Если бы вы составляли антологию «Белорусская фантастика: Лучшее»:
Какие пять произведений вы бы в неё включили?
Какие свои произведения вы бы считали достойными включения в такую антологию?
Александр Силецкий: Тут надо сразу уточнить: антология однотомная или многотомная? Пять больших произведений вполне могли бы потянуть и на трехтомник. А ежели ограничиться однотомником, то только пятью произведениями никак не обойтись. Скорее, целесообразно было бы перечислить авторов, и этим ограничиться. Какие будут отобраны произведения — уже дело вкуса и желания потенциального составителя. Во всяком случае, такая антология никоим образом не должна напоминать тот издательский бред, каковой продемонстрировала «Мастацкая лiтаратура», преподнесшая читателям полтора дегенеративных сборника. Подобные публикации наносят только вред фантастике, зачастую непоправимый. Поэтому и о своих произведениях в контексте заданных вопросов я предпочел бы не говорить.
Наталия Новаш: Пожалуй, пять книг для антологии легко можно выбрать из изданной «Харвестом» серии «Современная белорусская фантастика». Но всё это — авторы нераскрученные и никому пока не известные, за исключением Брайдера и Чадовича и, пожалуй, Силецкого да ещё Булыги, который публикуется в России. Так о чём тут говорить?
Свои книги, которые хотелось бы включить в антологию, думаю, не удастся издать в обозримое время ни в России, ни в Беларуси.
Если вести речь не только о фантастике:
Каких белорусских писателей вы относите к «маст рид» без скидок на «землячество»?
На кого из современных белорусских авторов непременно стоит обратить внимание?
Александр Силецкий: Ответ на первый вопрос: никого.
Ответ на второй вопрос: если отнести к «маст рид» я кого-либо и затрудняюсь, то это вовсе не означает, будто у нас нет авторов, чьи произведения не в состоянии вызвать читательский интерес. Конечно, есть такие авторы! Перечислю исходя из собственных вкусовых предпочтений: Брайдер и Чадович, Куличенко, Дрозд, Новаш, Цеханский, Булыга, Громыко. Хотелось бы, хотя и нескромно, добавить к этому ряду и самого себя… Впрочем, сейчас на подходе целый ряд новых молодых авторов, чьим книгам еще предстоит пройти апробацию. Возможно, они и заставят о себе говорить. Надежда остается.
Наталия Новаш: Ну, про «маст рид», пожалуй, слишком сильно сказано! Тем не менее, говоря о ныне пишущих беларуских писателях, из прозы я бы выделила рассказы Марчука (сборник «Хаос»), поэзию Бородулина, Скоринкина-младшего и Аврутина, а из беларуских фантастов — Булыгу, Силецкого, Дрозда, Цеханского и Куличенко.

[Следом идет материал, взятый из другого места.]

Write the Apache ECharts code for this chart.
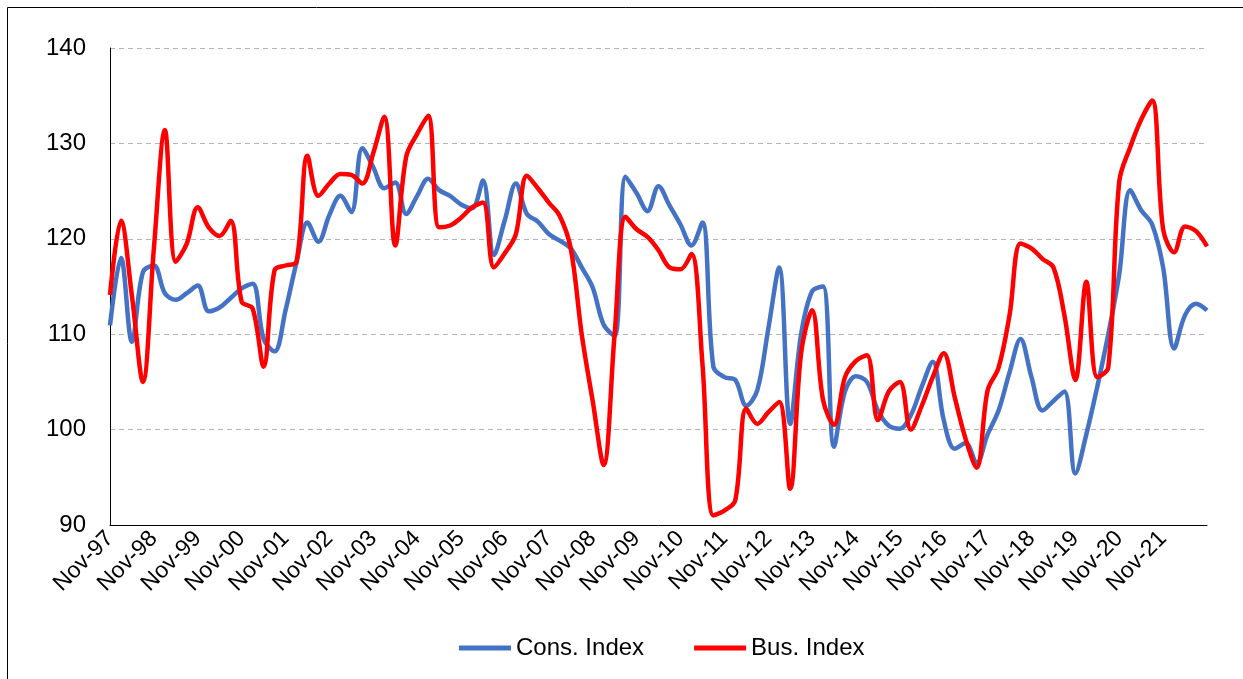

Белорусская литература на русском языке – нонсенс. Делить русскую литературу на порции (в частности, выделять в русскоязычной литературе белорусскую) исходя из места проживания либо национальности автора — такая же бессмыслица, как деление литературы по гендерному признаку.
Русскоязычная литература такая же равноправная часть белорусской литературы, как и белорусскоязычная. В конце концов, в Беларуси два государственных языка, и для многих белорусов именно русский язык является родным.
Какое из этих двух утверждений вам ближе и почему?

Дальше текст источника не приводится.